Are you crying out for virtualised storage tiering?
Tiers before bedtime
You can virtualise pretty much any technology these days, so the thinking goes, and that includes storage. This means hiding what's going on behind a virtualisation layer - including tiering. But why tier?
Remember the old equation that you can have any two out of faster-cheaper-better but not all three? It's no secret that the faster your storage, the more you pay. Driven by the cost of enterprise storage and by data growth rates of around 50 percent, enterprises are adopting tiering as one leg of a resolution to the problem, two of the others being deduplication and thin provisioning.
The concept of tiering is essentially a simple one, and entails storing data on the type of storage that's most appropriate on a cost-benefit basis. In other words, the more valuable a piece of data is, the faster - and more expensive - the storage infrastructure on which it should be stored. The converse is also true.
Data migration is "a very stressful, manually-intensive task"
So instead of storing everything on one storage medium, you put data to which the fastest access is required on the fastest-performing storage system, while data for which long access times are not a problem live on the slowest, cheapest tier. In practice, this usually means that, for example, mission-critical databases live on high-speed 15k rpm SAS disks, or even SSDs, while end users' Windows shares sit on SATA disks. Long-term archives are held on tape (or MAID - massive arrays of idle disks), where it doesn't matter that access times can be measured in minutes or even hours.
The alternative is to leave things as they are, with all data on the same storage system – a single-tier configuration – which in most cases is not an option. Given today's data growth rates, it would mean simply adding more storage every couple of years and then having to re-organise it to fit the new capacity: a very expensive, disruptive and time-consuming exercise.

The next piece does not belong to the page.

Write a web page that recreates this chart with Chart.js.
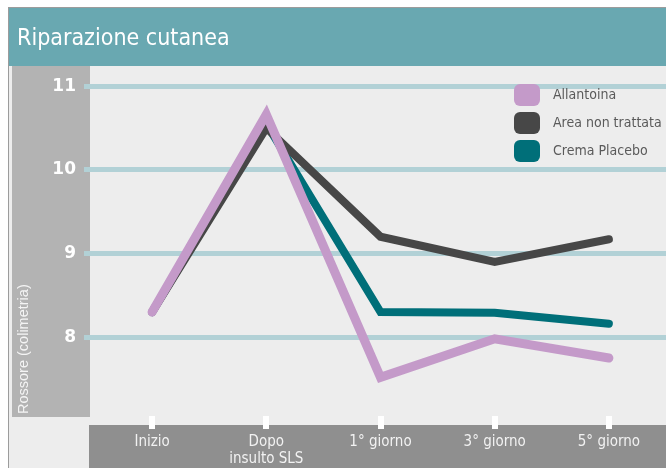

The question is how you get from here to there. It isn't cost-effective to migrate data manually so those vendors who implement a form of automated tiering - and that's most of them - do so with policies. Compellent was the first out of the blocks with its data progression feature, which provides policy-driven, block-level automation. This means that it detects when a piece of data has been accessed and moves it up a tier. After a while, if not accessed the data is marked as aged and can be moved down a tier.
In theory, you set the policies for how aggressive you want this process to be, while the software figures out how to do it while leaving some disk space. In practice, it's not as simple as that, as you will still want to allocate some types of data as suitable for various tiers based on business-related or other criteria rather than just access time.
Other systems work at the file or even the LUN level. Even if your storage system doesn't offer this feature, you can set up a tiering regime by adding a controller that virtualises the underlying storage, allowing you to allocate tier levels to pools of heterogeneous storage. While automating migration, this technique can't be described as a truly tiered system but it can help you move in that direction while filling a immediate need. IBM and FalconStor are among those who sell such controllers.
Storage consultant Marc Staimer, of Dragon Slayer Consulting, described data migration as "a very stressful, manually-intensive task, so tiering is only practical when it's policy-based."
So the key is to aim to automate tiering and migration as much as possible, which can involve a lot of upfront work to ensure that data is correctly categorised. ®
I think you're missing the point.
Tiering is about efficiency and cost - making sure that data is on the right type of disk at the right time. Access time is not a relevant metric for tiering, it is generally based on frequency of access so that idle/stale data can sit on cheaper disk until it becomes relevant again.
Irrespective of the tier used all disk should be resillient so data integrity is never compromised.
What you should be focusing on is complexity. As much as most vendors have some form of tiering technology, very few have an implementation that are easy to use and sufficiently granular to not compromise performance.
SSD (for many vendors) is a great marketing tool but does little to make tiering relevant or to improve performance. In a well configured system very few applications will benefit from the reduced latency SSD offers. In fact, in highend arrays, many cache algorithims prevent getting the full SSD benefit anyway. The real benefit of SSD is being able to get many IOPS from relatively fewer disks. Due to cost and size constraints this only works if you can tier data on a sub-LUN basis.
In my experience, very, very few products out there can deliver this in a meaningful and sustainable manner.
Why worry about policy tiering?
Surely most storage requirements can be covered by technologies like Oracle's Sun ZFS storage appliance. ZFS Read/Write (Memory+SSD) caching takes care of dealing with hot data with cheap backend SATA storage for all data. Only sustained high intensity write operations may not suit.